→ **STATED TASK**
Write out, word for word, every line from the first one through the line that holds "ax.plot(freq, ys, color=c, lw=1.6, label=lab)", and nothing else; skip the pictures.

→ **AVAILABLE DATA**
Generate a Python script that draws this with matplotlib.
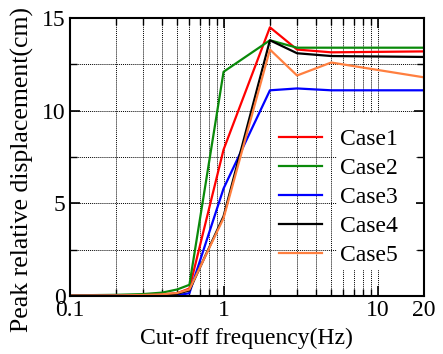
import matplotlib
matplotlib.use("Agg")
import matplotlib.pyplot as plt
from matplotlib.patches import Rectangle
from matplotlib.ticker import LogLocator, FixedLocator, NullFormatter

plt.rcParams['font.family'] = ['Liberation Serif', 'DejaVu Serif']

freq = [0.1, 0.2, 0.3, 0.4, 0.5, 0.6, 1, 2, 3, 5, 20]
case1 = [0.02, 0.03, 0.05, 0.08, 0.15, 0.4, 7.9, 14.5, 13.3, 13.15, 13.2]
case2 = [0.03, 0.06, 0.1, 0.18, 0.35, 0.6, 12.1, 13.8, 13.4, 13.4, 13.4]
case3 = [0.01, 0.02, 0.03, 0.04, 0.03, 0.15, 5.8, 11.1, 11.2, 11.1, 11.1]
case4 = [0.01, 0.02, 0.04, 0.07, 0.12, 0.3, 4.3, 13.8, 13.1, 12.95, 12.9]
case5 = [0.02, 0.03, 0.05, 0.09, 0.16, 0.35, 4.2, 13.3, 11.9, 12.6, 11.8]
labels = ['Case1', 'Case2', 'Case3', 'Case4', 'Case5']
colors = ['#ff0000', '#0a8a0a', '#0000ff', '#000000', '#ff7f3f']

fig = plt.figure(figsize=(4.43, 3.54), dpi=100)
ax = fig.add_axes([0.157, 0.164, 0.8, 0.785])

for ys, lab, c in zip([case1, case2, case3, case4, case5], labels, colors):
    ax.plot(freq, ys, color=c, lw=1.6, label=lab)

ax.set_xscale('log')
ax.set_xlim(0.1, 20)
ax.set_ylim(0, 15)
ax.set_xticks([0.1, 1, 10, 20])
ax.set_xticklabels(['0.1', '1', '10', '20'])
ax.xaxis.set_minor_locator(LogLocator(base=10, subs=range(2, 10)))
ax.xaxis.set_minor_formatter(NullFormatter())
ax.set_yticks([0, 5, 10, 15])
ax.yaxis.set_minor_locator(FixedLocator([2.5, 7.5, 12.5]))

ax.grid(True, which='both', color='black', ls=(0, (1, 1)), lw=0.7)
ax.tick_params(which='both', direction='in', top=True, right=True, labelsize=17, pad=3)
ax.tick_params(which='major', length=7, width=1.2)
ax.tick_params(which='minor', length=5, width=1.0)
for s in ax.spines.values():
    s.set_linewidth(1.5)

ax.set_xlabel('Cut-off frequency(Hz)', fontsize=17, labelpad=5)
ax.set_ylabel('Peak relative displacement(cm)', fontsize=18.5)
ax.yaxis.set_label_coords(-0.10, 0.455)

# white block behind the legend text (grid hidden there)
ax.add_patch(Rectangle((0.755, 0.094), 0.222, 0.564, transform=ax.transAxes,
                       facecolor='white', edgecolor='none', zorder=1.8))

leg = ax.legend(loc='upper left', bbox_to_anchor=(0.591, 0.6025), fontsize=17, frameon=False,
                handlelength=1.82, labelspacing=0.32, borderpad=0, borderaxespad=0,
                handletextpad=0.76)

fig.savefig('out.png', dpi=100)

→ **TASK OUTPUT**
Generate a Python script that draws this with matplotlib.
import matplotlib
matplotlib.use("Agg")
import matplotlib.pyplot as plt
from matplotlib.patches import Rectangle
from matplotlib.ticker import LogLocator, FixedLocator, NullFormatter

plt.rcParams['font.family'] = ['Liberation Serif', 'DejaVu Serif']

freq = [0.1, 0.2, 0.3, 0.4, 0.5, 0.6, 1, 2, 3, 5, 20]
case1 = [0.02, 0.03, 0.05, 0.08, 0.15, 0.4, 7.9, 14.5, 13.3, 13.15, 13.2]
case2 = [0.03, 0.06, 0.1, 0.18, 0.35, 0.6, 12.1, 13.8, 13.4, 13.4, 13.4]
case3 = [0.01, 0.02, 0.03, 0.04, 0.03, 0.15, 5.8, 11.1, 11.2, 11.1, 11.1]
case4 = [0.01, 0.02, 0.04, 0.07, 0.12, 0.3, 4.3, 13.8, 13.1, 12.95, 12.9]
case5 = [0.02, 0.03, 0.05, 0.09, 0.16, 0.35, 4.2, 13.3, 11.9, 12.6, 11.8]
labels = ['Case1', 'Case2', 'Case3', 'Case4', 'Case5']
colors = ['#ff0000', '#0a8a0a', '#0000ff', '#000000', '#ff7f3f']

fig = plt.figure(figsize=(4.43, 3.54), dpi=100)
ax = fig.add_axes([0.157, 0.164, 0.8, 0.785])

for ys, lab, c in zip([case1, case2, case3, case4, case5], labels, colors):
    ax.plot(freq, ys, color=c, lw=1.6, label=lab)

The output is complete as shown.